With the ever-increasing complexity and dynamism of IT environments, the ability to provide an end-to-end view of the infrastructure becomes more difficult and critical to deliver. In order to try to simplify the challenge that businesses face when it comes to operating and managing these environments, a number of standards, frameworks, processes and categories have been defined over the past few years.

IT Operations Management (ITOM) software is intended to represent all the tools needed to manage the provisioning, capacity, performance and availability of the computing, networking and application environment. IT Service Management (ITSM) focuses on how an organization manages IT services for customers. ITSM refers to all the activities involved in this process, which include planning, designing, delivering, operating, and controlling. Just to complete the picture, the IT Infrastructure Library (ITIL) is a framework or a set of ITSM best practices.

The latest category, defined by Gartner, is AIOps. AIOps platforms combine big data and machine learning functionality to support all primary IT operations functions through the scalable ingestion and analysis of the ever-increasing volume, variety and velocity of data generated by IT. The platform enables the concurrent use of multiple data sources, data collection methods, and analytical and presentation technologies.

Although some companies may market themselves as being able to cover all of the functions covered by ITOM, ITSM and AIOps, the list of requirements is long, and the reality is that being able to deliver to the level needed by businesses is not achievable in a single platform. So, we now see solutions covering multiple, but not all, functions across these standards and frameworks.

As such, there are some criteria that should be considered when selecting any solution in the IT service management, operations or AIOps spaces:

1. Evaluate Integrations.

Although gradually lessening, one of the largest challenges still seen in large organizations is the ‘silo’. This is where systems, skills, data and/or infrastructure are ‘owned’ by a specific team or department which works in isolation from other parts of the organization. Any solution being considered must be technology, location, vendor, data and domain agnostic. The ability of IT solutions to be able to integrate quickly and seamlessly is critical to its success.

2. Data Normalization.

Ideally before you make any decisions on IT solutions, you have analyzed and understood what data you have, where it is stored, who ‘owns’ it and what value it has to the business. Having this understanding ahead of implementing solutions that will use this data is a massive advantage – trying to figure out what everything is as it starts being collected is not a good approach.

3. Leverage Technology.

The introduction of cheap compute resources, the ubiquity of data and the adoption of new technologies such as Artificial Intelligence (AI) all mean that software-based RCA techniques can and should be implemented as a priority. AI, and especially Machine Learning, can process huge amounts of data in order to detect anomalies in real-time and to predict potential issues and uncover trends.
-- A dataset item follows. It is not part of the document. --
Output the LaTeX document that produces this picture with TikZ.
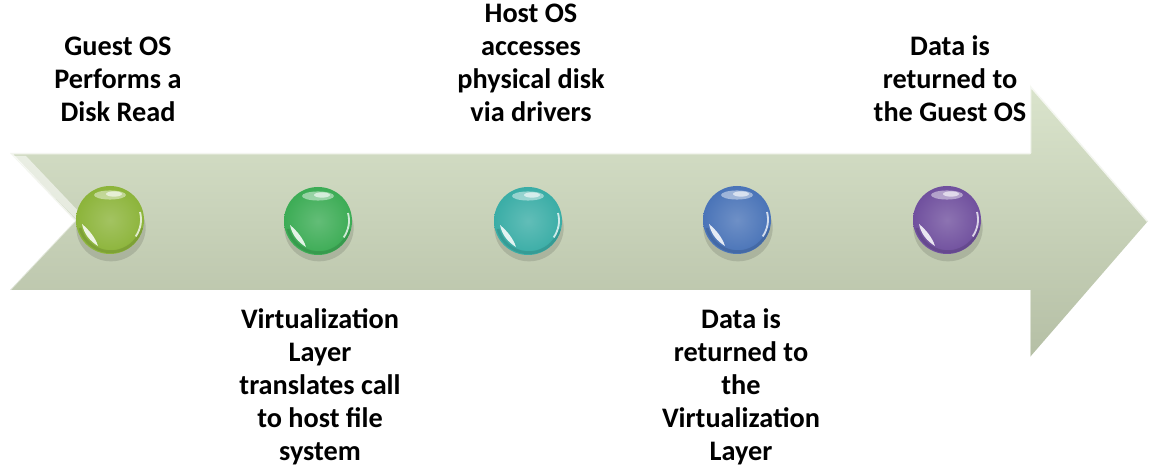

Assuming that you have this understanding, once data sources have been integrated, you will need to be able normalize the data so it can be analyzed in a common and consistent way. Attempting to perform analysis across different data types and formats and stored in different databases is complex to design and implement and rarely delivers the expected results. Unifying and normalizing data so that it can be analyzed centrally and without the need for multiple complex mapping and transformation is another major consideration.

4. Real-Time. Pro-Active.

Organizations can no longer afford to be reactive and wait for a customer to phone their service desk to report an issue. It is easier than ever for customers to churn and move service providers and they will punish companies that do not provide the quality of service that has been agreed.

The introduction of Artificial Intelligence technologies has seen the ability to analyze huge amounts of data in order to detect anomalies in real-time and to perform predictive analysis to prevent service outages. Combined with the ability to automate actions, these technologies allow the organization to move from reactive to pro-active.

5. Flexibility, Future Proofing and Openness.

The IT solutions that we are discussing are complex and can be expensive. Ensuring that any solution selected is not a ‘closed black box’ is essential. Whether this is the ability to create and modify your own machine learning policies, write your own automation logic, build your own dashboards or write reports, the ability to customize the implemented solution is key to ensuring adoption within the organization.

Although we now have the ability to use AI to predict short-term future events based on data, the ability to accurately predict what technologies will be with us in the next few years is not yet in existence. Carefully reviewing the design and architecture of your IT solution to ensure that it is ‘future-proof’ is recommended. For example, is the product built on proprietary technology that may be difficult to maintain and support in the future? If the solution uses 3rd party products or services, can these be easily swapped out for others? Is the solution ‘open’ with well-defined APIs and integrations? Will the solution be able to perform and scale to your growth plans?

Implementing ITOM, ITSM or AIOps solutions are now essential to any organization wanting to improve service and customer satisfaction levels, needing to move to be more pro-active or wanting to improve their operational efficiency by removing silos and automating tasks. There are many options and solutions covering all of these areas and many more, but whichever you choose, I recommend taking your time and choosing carefully.